Given instruction ▸ Begin at the first line of the data and copy each line through the one containing "time = list(range(-300, 1801, 30))", that line included, with no pictures.

## start Provided material

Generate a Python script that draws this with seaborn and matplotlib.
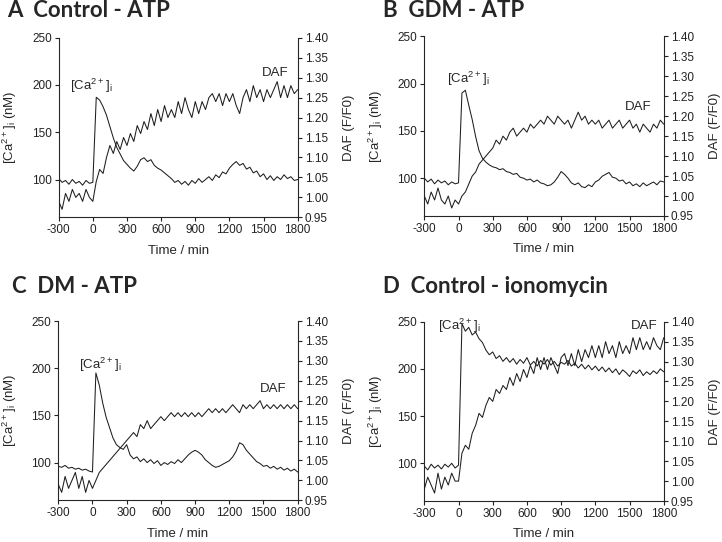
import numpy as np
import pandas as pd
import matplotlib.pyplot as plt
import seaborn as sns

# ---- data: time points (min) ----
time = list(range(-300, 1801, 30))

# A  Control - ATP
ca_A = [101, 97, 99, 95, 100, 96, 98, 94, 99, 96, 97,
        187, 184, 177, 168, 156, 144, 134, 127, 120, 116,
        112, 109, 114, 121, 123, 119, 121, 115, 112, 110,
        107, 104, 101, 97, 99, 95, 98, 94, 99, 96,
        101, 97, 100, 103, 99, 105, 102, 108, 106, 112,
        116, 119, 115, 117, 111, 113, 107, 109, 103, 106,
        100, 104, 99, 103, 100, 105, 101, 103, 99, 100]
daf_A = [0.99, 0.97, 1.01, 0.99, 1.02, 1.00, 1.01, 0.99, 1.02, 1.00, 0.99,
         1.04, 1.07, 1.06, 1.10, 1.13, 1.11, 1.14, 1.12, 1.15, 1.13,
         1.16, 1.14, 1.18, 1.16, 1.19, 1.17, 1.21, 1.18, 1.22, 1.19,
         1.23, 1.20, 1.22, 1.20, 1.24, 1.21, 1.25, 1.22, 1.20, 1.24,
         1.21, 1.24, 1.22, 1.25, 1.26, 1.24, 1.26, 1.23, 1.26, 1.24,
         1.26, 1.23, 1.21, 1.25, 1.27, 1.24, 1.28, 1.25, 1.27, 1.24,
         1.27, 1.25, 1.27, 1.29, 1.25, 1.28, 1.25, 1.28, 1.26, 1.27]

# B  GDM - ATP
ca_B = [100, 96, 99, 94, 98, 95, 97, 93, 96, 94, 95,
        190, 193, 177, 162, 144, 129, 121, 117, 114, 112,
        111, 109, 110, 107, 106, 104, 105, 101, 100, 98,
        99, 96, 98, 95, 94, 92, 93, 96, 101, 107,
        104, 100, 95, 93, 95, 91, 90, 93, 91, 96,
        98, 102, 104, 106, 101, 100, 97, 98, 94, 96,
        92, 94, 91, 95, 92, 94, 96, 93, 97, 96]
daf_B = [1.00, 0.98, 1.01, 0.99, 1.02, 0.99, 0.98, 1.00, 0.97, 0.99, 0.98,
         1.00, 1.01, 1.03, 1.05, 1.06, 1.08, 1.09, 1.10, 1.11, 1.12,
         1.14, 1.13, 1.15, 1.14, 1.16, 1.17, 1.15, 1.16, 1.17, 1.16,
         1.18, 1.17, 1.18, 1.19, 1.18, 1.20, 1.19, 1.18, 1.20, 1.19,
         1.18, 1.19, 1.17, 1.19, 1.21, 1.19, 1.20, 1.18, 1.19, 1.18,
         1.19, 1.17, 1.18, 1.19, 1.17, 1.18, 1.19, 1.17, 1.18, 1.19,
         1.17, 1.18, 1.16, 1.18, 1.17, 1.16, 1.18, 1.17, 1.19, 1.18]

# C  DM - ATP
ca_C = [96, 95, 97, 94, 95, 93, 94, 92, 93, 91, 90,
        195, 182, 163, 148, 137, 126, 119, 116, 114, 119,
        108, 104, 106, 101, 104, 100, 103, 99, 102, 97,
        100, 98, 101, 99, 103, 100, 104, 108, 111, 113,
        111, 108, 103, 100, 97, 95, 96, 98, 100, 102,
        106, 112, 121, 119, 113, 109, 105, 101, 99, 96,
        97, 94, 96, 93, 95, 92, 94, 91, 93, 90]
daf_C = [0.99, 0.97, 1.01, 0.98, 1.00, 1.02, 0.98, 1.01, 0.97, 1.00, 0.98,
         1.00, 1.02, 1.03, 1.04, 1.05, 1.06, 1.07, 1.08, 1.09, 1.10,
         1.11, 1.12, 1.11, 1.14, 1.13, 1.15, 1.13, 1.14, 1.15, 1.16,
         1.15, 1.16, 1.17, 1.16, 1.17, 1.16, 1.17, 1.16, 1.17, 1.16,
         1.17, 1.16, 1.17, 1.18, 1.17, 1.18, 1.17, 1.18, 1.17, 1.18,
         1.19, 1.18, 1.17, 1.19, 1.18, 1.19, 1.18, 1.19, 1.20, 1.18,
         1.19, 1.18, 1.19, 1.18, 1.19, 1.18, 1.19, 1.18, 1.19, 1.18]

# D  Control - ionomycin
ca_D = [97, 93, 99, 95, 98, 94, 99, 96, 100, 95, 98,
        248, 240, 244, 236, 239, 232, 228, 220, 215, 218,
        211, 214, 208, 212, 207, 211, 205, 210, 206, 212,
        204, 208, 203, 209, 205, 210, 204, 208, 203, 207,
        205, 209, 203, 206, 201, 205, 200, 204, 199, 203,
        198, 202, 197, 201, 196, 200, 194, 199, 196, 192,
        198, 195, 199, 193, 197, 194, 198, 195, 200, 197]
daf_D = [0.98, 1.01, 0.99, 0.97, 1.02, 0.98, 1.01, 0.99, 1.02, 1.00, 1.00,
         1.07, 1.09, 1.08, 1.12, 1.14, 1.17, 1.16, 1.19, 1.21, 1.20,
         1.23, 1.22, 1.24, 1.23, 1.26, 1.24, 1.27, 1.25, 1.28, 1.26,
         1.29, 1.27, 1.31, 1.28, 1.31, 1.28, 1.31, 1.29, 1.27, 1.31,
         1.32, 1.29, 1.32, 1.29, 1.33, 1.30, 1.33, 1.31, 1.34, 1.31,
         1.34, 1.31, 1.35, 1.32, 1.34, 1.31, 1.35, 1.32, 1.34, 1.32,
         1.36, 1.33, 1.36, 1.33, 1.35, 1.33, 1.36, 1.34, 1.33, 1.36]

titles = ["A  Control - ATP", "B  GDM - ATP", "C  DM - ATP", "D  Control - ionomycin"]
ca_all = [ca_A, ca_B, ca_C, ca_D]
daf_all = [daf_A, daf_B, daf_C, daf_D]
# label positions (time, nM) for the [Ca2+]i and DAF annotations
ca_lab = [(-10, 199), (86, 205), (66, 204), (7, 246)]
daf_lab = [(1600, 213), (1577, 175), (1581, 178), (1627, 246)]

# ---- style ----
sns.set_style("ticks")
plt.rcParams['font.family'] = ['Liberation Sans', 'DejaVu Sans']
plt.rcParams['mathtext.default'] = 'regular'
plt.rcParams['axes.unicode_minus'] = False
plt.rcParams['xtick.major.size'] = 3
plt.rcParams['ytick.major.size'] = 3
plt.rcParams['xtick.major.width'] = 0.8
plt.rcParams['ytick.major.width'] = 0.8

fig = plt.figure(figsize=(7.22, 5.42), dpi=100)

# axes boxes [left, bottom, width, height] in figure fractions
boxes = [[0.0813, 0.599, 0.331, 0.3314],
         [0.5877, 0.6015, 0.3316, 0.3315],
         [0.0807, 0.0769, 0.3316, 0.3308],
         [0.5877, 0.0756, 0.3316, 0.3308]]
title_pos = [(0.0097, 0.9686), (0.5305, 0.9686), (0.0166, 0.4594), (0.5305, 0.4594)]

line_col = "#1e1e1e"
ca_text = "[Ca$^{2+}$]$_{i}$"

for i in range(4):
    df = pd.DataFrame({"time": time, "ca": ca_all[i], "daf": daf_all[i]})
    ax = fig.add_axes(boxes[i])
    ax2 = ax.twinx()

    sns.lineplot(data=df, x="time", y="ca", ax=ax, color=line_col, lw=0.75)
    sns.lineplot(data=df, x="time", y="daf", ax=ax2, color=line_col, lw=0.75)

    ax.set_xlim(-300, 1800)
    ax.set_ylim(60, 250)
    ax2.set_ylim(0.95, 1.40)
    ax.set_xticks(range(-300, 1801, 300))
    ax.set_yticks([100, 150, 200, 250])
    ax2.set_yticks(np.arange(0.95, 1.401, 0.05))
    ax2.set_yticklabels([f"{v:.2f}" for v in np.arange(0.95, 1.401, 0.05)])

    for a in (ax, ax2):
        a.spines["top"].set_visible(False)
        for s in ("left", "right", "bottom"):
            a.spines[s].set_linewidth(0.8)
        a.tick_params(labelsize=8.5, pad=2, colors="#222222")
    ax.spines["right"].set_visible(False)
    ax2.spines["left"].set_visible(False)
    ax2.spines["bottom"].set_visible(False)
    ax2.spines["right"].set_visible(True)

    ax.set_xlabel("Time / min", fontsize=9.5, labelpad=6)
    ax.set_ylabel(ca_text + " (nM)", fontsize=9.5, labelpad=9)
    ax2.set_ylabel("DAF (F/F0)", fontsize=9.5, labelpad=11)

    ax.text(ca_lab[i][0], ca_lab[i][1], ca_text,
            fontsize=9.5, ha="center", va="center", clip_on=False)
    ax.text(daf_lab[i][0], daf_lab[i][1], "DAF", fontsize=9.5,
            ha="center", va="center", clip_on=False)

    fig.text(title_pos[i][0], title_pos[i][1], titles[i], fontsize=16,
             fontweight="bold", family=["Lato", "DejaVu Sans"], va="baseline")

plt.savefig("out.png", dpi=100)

## end Provided material

Correct answer ▸
Generate a Python script that draws this with seaborn and matplotlib.
import numpy as np
import pandas as pd
import matplotlib.pyplot as plt
import seaborn as sns

# ---- data: time points (min) ----
time = list(range(-300, 1801, 30))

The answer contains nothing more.